Más allá de la experiencia, he pensado los espacios educativos como el lugar en el que puedo romper los estereotipos. Decidí ser la mejor, estudiar en una de las mejores universidades del país, tener el mejor o de los mejores promedios, sacar adelante mis proyectos, exigirme el doble, representar a mis hermanos de lucha que no han podido acceder a la educación superior porque en sus territorios la presencia estatal es nula y la corrupción inminente.

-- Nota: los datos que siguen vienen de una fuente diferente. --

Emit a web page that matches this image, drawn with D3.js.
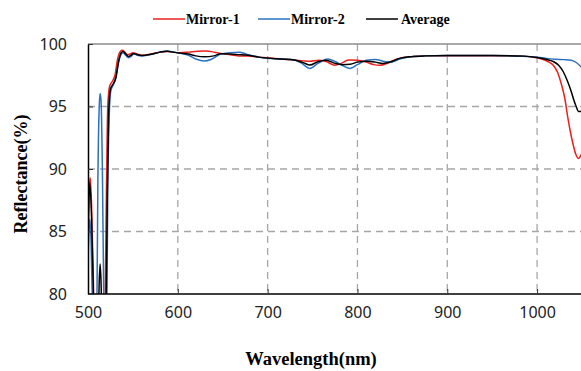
<!DOCTYPE html>
<html>
<head>
<meta charset="utf-8">
<script src="https://cdn.jsdelivr.net/npm/d3@7"></script>
<style>
  body { margin: 0; background: #fff; }
  svg { display: block; }
</style>
</head>
<body>
<svg id="svg" width="581" height="371"></svg>
<script>
const w = 581;
const h = 371;
const margin = { top: 44, right: 0, bottom: 77, left: 88 };

// wavelength (nm) / reflectance (%)
const mirror1X = [500, 501, 502.5, 504, 506, 508, 512, 516, 519, 520.5, 522, 524, 527, 530, 533, 536, 538.5, 541, 544, 547, 550, 553, 557, 562, 570, 580, 588, 595, 602, 612, 622, 632, 640, 648, 657, 668, 678, 690, 700, 715, 730, 740, 747, 757, 765, 775, 782, 790, 800, 810, 818, 825, 833, 842, 850, 862, 875, 900, 950, 980, 995, 1005, 1012, 1018, 1023, 1027, 1031, 1034, 1037, 1040, 1043, 1046, 1048, 1050];
const mirror1Y = [85, 88, 89.3, 87, 81, 72, 68, 72, 79, 88, 95, 96.6, 97.0, 97.5, 98.8, 99.4, 99.5, 99.35, 99.15, 99.2, 99.3, 99.25, 99.15, 99.1, 99.2, 99.35, 99.4, 99.35, 99.3, 99.35, 99.42, 99.45, 99.35, 99.25, 99.15, 99.05, 99.05, 98.95, 98.9, 98.8, 98.72, 98.65, 98.62, 98.7, 98.6, 98.3, 98.45, 98.72, 98.7, 98.55, 98.35, 98.3, 98.45, 98.75, 98.9, 99.0, 99.05, 99.07, 99.07, 99.05, 98.95, 98.8, 98.6, 98.3, 97.7, 96.8, 95.6, 94.2, 93.0, 92.0, 91.2, 90.85, 91.0, 91.3];

const mirror2X = [500, 502, 503.5, 505, 508, 510, 511, 512.5, 513.5, 514.5, 516, 517.5, 519, 521, 522, 523.5, 525.5, 528, 531, 534, 537, 539, 542, 545, 548, 551, 555, 560, 570, 580, 588, 596, 603, 612, 620, 630, 638, 648, 658, 668, 678, 690, 700, 715, 730, 738, 747, 756, 767, 775, 784, 792, 800, 810, 820, 830, 838, 847, 860, 875, 900, 950, 1000, 1010, 1020, 1030, 1038, 1044, 1050];
const mirror2Y = [82.7, 86, 84, 79, 76, 80, 89, 95, 96.05, 95.5, 90, 80, 74, 79, 88, 94, 96.3, 96.7, 97.3, 98.5, 99.2, 99.3, 99.1, 98.9, 99.0, 99.2, 99.1, 99.05, 99.15, 99.35, 99.45, 99.35, 99.25, 99.1, 98.8, 98.64, 98.8, 99.2, 99.3, 99.35, 99.15, 98.95, 98.85, 98.8, 98.72, 98.45, 98.05, 98.45, 98.8, 98.6, 98.25, 98.05, 98.35, 98.7, 98.77, 98.6, 98.55, 98.8, 98.98, 99.05, 99.08, 99.08, 98.95, 98.85, 98.78, 98.75, 98.7, 98.5, 98.1];

const averageX = [500, 502, 504, 506, 508, 511, 512.5, 513.5, 514.5, 516, 518, 520, 521.5, 523, 525, 528, 531, 534, 537, 539, 542, 545, 548, 551, 555, 560, 570, 580, 588, 596, 603, 612, 620, 630, 640, 648, 658, 668, 678, 690, 700, 715, 730, 740, 747, 756, 765, 775, 783, 792, 800, 810, 820, 828, 838, 847, 860, 875, 900, 950, 985, 1000, 1010, 1018, 1024, 1029, 1034, 1038, 1041, 1044, 1046, 1048, 1050];
const averageY = [84, 88.9, 86, 80, 74, 76, 81, 82.4, 81, 76, 72, 78, 88, 94.5, 96.4, 96.8, 97.3, 98.6, 99.3, 99.4, 99.2, 99.0, 99.1, 99.25, 99.15, 99.08, 99.18, 99.35, 99.42, 99.33, 99.27, 99.2, 99.05, 98.98, 99.05, 99.22, 99.2, 99.15, 99.1, 98.95, 98.87, 98.8, 98.72, 98.5, 98.32, 98.58, 98.7, 98.45, 98.35, 98.38, 98.55, 98.62, 98.55, 98.45, 98.6, 98.85, 98.99, 99.05, 99.08, 99.08, 99.03, 98.92, 98.78, 98.6, 98.3, 97.8, 97.0, 96.2, 95.5, 94.9, 94.6, 94.6, 94.7];

const seriesNames = ["Mirror-1", "Mirror-2", "Average"];
const seriesColors = ["#e8201c", "#2a72c0", "#000000"];
const xTicks = [500, 600, 700, 800, 900, 1000];
const yTicks = [80, 85, 90, 95, 100];

const series = [
  { name: seriesNames[0], color: seriesColors[0], xs: mirror1X, ys: mirror1Y },
  { name: seriesNames[1], color: seriesColors[1], xs: mirror2X, ys: mirror2Y },
  { name: seriesNames[2], color: seriesColors[2], xs: averageX, ys: averageY },
];

let svg = d3.select("#svg");

let xScale = d3.scaleLinear([500, 1050], [margin.left, margin.left + 494]);
let yScale = d3.scaleLinear([80, 100], [h - margin.bottom, margin.top]);

// Clip path
svg
  .append("clipPath")
  .attr("id", "chart-area")
  .append("rect")
  .attr("x", margin.left)
  .attr("y", margin.top)
  .attr("width", w - margin.left)
  .attr("height", h - margin.bottom - margin.top);

// grid
const grid = svg.append("g");
grid
  .selectAll(".vg")
  .data(xTicks.slice(1))
  .join("line")
  .attr("x1", (d) => xScale(d))
  .attr("x2", (d) => xScale(d))
  .attr("y1", margin.top)
  .attr("y2", h - margin.bottom)
  .attr("stroke", "#a6a6a6")
  .attr("stroke-width", 1.3)
  .attr("stroke-dasharray", "7,5");
grid
  .selectAll(".hg")
  .data(yTicks.slice(1, -1))
  .join("line")
  .attr("x1", margin.left)
  .attr("x2", w)
  .attr("y1", (d) => yScale(d))
  .attr("y2", (d) => yScale(d))
  .attr("stroke", "#a6a6a6")
  .attr("stroke-width", 1.3)
  .attr("stroke-dasharray", "7,5");

// top border
svg
  .append("line")
  .attr("x1", margin.left)
  .attr("x2", w)
  .attr("y1", yScale(100))
  .attr("y2", yScale(100))
  .attr("stroke", "#8c8c8c")
  .attr("stroke-width", 1.3);

// lines
let lineFunc = d3
  .line()
  .x((d) => xScale(d[0]))
  .y((d) => yScale(d[1]))
  .curve(d3.curveMonotoneX);

svg
  .append("g")
  .attr("clip-path", "url(#chart-area)")
  .selectAll("path")
  .data(series)
  .join("path")
  .attr("fill", "none")
  .attr("stroke", (d) => d.color)
  .attr("stroke-width", 1.5)
  .attr("d", (d) => lineFunc(d.xs.map((x, i) => [x, d.ys[i]])));

// axes
const tickFont = "'Noto Sans', sans-serif";
let xAxis = svg
  .append("g")
  .attr("transform", `translate(0,${h - margin.bottom})`)
  .call(d3.axisBottom(xScale).tickValues(xTicks).tickFormat(d3.format("d")).tickSizeInner(-5).tickSizeOuter(0).tickPadding(13));
let yAxis = svg
  .append("g")
  .attr("transform", `translate(${margin.left},0)`)
  .call(d3.axisLeft(yScale).tickValues(yTicks).tickSizeInner(-5).tickSizeOuter(0).tickPadding(21));

[xAxis, yAxis].forEach((a) => {
  a.select(".domain").attr("stroke", "#000").attr("stroke-width", 1.5);
  a.selectAll(".tick line").attr("stroke", "#333");
  a.selectAll(".tick text")
    .attr("fill", "#222")
    .style("font-family", tickFont)
    .style("font-size", "16px");
});
xAxis.select(".domain").attr("d", `M${margin.left},0H${w}`);

// axis titles
const titleFont = "'Liberation Serif', 'DejaVu Serif', serif";
svg
  .append("text")
  .attr("x", 311)
  .attr("y", 365)
  .attr("text-anchor", "middle")
  .style("font-family", titleFont)
  .style("font-weight", "bold")
  .style("font-size", "18.5px")
  .text("Wavelength(nm)");

svg
  .append("text")
  .attr("transform", "translate(27,174) rotate(-90)")
  .attr("text-anchor", "middle")
  .style("font-family", titleFont)
  .style("font-weight", "bold")
  .style("font-size", "18px")
  .text("Reflectance(%)");

// legend
const legendX = [153, 258, 366];
const legend = svg
  .append("g")
  .selectAll("g")
  .data(series)
  .join("g")
  .attr("transform", (d, i) => `translate(${legendX[i]},19)`);
legend
  .append("line")
  .attr("x1", 0)
  .attr("x2", 32)
  .attr("stroke", (d) => d.color)
  .attr("stroke-width", 1.5);
legend
  .append("text")
  .attr("x", (d, i) => (i == 2 ? 35 : 33))
  .attr("y", 5)
  .style("font-family", titleFont)
  .style("font-weight", "bold")
  .style("font-size", "14px")
  .text((d) => d.name);
</script>
</body>
</html>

Entiendo mi privilegio y sé que he tenido oportunidades a diferencia de otras personas negras, por esto soy consciente de que debo utilizar los espacios para construir pensando en el beneficio colectivo: las necesidades de mi gente y nuestros territorios. He decidido enaltecer el nombre de mis ancestros que murieron luchando para que yo pudiera estar en el mismo espacio educativo que personas blanco mestizas, el de mis padres que a pesar de que el conflicto armado les arrebató muchas oportunidades, han trabajado sin parar para que cumpla mis metas y logre graduarme en la universidad y con la carrera de mis sueños.

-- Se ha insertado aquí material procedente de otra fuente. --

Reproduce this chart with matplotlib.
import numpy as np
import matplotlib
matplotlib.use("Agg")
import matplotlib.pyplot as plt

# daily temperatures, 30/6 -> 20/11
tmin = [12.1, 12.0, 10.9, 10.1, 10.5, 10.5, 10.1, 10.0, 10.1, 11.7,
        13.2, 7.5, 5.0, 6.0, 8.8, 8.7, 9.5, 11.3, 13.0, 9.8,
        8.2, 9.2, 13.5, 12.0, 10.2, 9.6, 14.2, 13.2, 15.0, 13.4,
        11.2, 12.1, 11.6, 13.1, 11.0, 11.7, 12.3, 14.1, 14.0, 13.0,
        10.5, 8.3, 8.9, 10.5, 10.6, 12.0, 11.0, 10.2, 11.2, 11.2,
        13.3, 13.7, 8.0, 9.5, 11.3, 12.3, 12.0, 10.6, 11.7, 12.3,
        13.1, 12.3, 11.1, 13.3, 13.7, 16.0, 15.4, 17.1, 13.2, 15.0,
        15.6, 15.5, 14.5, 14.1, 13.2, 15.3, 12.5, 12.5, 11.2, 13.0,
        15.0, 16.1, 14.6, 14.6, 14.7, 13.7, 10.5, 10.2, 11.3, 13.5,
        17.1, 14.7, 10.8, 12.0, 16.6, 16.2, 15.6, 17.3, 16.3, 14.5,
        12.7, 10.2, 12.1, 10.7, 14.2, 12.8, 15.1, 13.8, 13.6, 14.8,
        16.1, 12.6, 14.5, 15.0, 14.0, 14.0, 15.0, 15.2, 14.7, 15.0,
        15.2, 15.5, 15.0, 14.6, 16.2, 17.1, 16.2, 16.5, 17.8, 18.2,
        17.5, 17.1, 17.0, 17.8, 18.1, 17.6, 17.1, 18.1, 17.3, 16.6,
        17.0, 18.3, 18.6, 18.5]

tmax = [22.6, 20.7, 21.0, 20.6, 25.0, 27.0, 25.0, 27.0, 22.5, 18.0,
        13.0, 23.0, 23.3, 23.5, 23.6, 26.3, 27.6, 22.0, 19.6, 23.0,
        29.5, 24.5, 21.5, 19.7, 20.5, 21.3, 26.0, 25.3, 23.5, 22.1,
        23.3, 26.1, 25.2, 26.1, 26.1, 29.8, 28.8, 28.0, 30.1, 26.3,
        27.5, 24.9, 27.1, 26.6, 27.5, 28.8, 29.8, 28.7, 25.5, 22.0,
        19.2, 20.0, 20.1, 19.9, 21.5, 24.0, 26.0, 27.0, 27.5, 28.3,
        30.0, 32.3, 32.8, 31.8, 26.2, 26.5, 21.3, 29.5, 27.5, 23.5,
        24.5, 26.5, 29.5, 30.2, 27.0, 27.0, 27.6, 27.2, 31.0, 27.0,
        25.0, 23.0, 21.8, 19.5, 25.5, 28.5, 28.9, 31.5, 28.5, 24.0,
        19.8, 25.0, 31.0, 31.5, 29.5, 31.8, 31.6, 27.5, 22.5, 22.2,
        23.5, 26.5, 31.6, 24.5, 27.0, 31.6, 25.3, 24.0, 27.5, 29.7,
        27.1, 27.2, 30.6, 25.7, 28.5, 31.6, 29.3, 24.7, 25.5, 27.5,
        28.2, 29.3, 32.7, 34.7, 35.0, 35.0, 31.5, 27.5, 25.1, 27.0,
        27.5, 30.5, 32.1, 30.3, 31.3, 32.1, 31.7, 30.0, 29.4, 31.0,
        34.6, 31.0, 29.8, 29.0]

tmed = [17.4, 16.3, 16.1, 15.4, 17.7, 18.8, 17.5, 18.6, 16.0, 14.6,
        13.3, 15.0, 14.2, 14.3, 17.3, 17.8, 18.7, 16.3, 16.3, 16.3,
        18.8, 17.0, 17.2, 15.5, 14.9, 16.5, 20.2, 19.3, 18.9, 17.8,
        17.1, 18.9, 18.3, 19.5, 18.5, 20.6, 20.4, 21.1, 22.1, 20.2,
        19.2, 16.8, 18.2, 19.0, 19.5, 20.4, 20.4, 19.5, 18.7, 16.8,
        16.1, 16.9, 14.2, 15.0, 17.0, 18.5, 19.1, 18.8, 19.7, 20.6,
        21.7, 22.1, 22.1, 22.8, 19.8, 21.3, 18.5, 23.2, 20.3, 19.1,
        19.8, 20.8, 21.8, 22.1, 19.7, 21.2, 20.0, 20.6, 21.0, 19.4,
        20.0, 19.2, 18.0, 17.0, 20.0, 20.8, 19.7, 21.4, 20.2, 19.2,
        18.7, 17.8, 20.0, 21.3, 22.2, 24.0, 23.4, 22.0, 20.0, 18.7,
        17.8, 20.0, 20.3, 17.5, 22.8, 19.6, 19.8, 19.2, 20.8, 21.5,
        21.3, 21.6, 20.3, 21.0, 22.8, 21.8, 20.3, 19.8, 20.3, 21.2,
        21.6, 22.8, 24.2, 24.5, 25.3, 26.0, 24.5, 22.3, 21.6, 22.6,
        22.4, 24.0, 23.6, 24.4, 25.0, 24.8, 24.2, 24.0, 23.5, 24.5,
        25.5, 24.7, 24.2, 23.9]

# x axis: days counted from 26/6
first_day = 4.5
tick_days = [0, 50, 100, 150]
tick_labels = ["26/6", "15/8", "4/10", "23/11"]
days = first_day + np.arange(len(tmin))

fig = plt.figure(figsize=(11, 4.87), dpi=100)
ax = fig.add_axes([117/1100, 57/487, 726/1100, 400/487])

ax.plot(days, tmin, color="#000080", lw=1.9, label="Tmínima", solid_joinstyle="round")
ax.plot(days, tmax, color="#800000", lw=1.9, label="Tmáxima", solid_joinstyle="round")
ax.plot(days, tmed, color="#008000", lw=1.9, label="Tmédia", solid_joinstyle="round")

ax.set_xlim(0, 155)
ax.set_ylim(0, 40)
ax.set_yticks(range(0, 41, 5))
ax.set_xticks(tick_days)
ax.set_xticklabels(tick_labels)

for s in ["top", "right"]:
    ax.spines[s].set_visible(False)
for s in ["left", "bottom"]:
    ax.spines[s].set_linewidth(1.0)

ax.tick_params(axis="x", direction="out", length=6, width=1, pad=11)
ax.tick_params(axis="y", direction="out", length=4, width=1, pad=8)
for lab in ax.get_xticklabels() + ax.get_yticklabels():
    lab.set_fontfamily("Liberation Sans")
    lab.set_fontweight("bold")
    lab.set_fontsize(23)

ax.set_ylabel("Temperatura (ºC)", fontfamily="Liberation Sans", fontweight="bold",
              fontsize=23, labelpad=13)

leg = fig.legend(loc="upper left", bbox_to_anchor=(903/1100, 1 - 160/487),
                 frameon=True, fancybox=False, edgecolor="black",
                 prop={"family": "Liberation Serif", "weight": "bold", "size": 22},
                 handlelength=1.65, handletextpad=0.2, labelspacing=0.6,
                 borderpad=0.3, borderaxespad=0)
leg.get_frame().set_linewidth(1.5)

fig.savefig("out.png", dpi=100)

Mi lucha es porque quiero dejar de ser la única mujer negra en mi salón de clases, que mis amigos y familia puedan estudiar, que mis primas y primos dejen de contarme que los molestan por su nariz, por su cabello o color de piel en la calle, trabajo o espacios de estudio. Espero con ansias el día en que mis profesores me pongan a leer autores de la diáspora africana, aquel día en que la ancestralidad y la lucha de las personas negras sea el tema de conversación y no para que nos validen, sino para que se etnoeduquen.

Sueño con llegar a espacios inalcanzables y poder decirle a mi gente que las estructuras se están rompiendo, que somos valiosos, dignos y suficientes.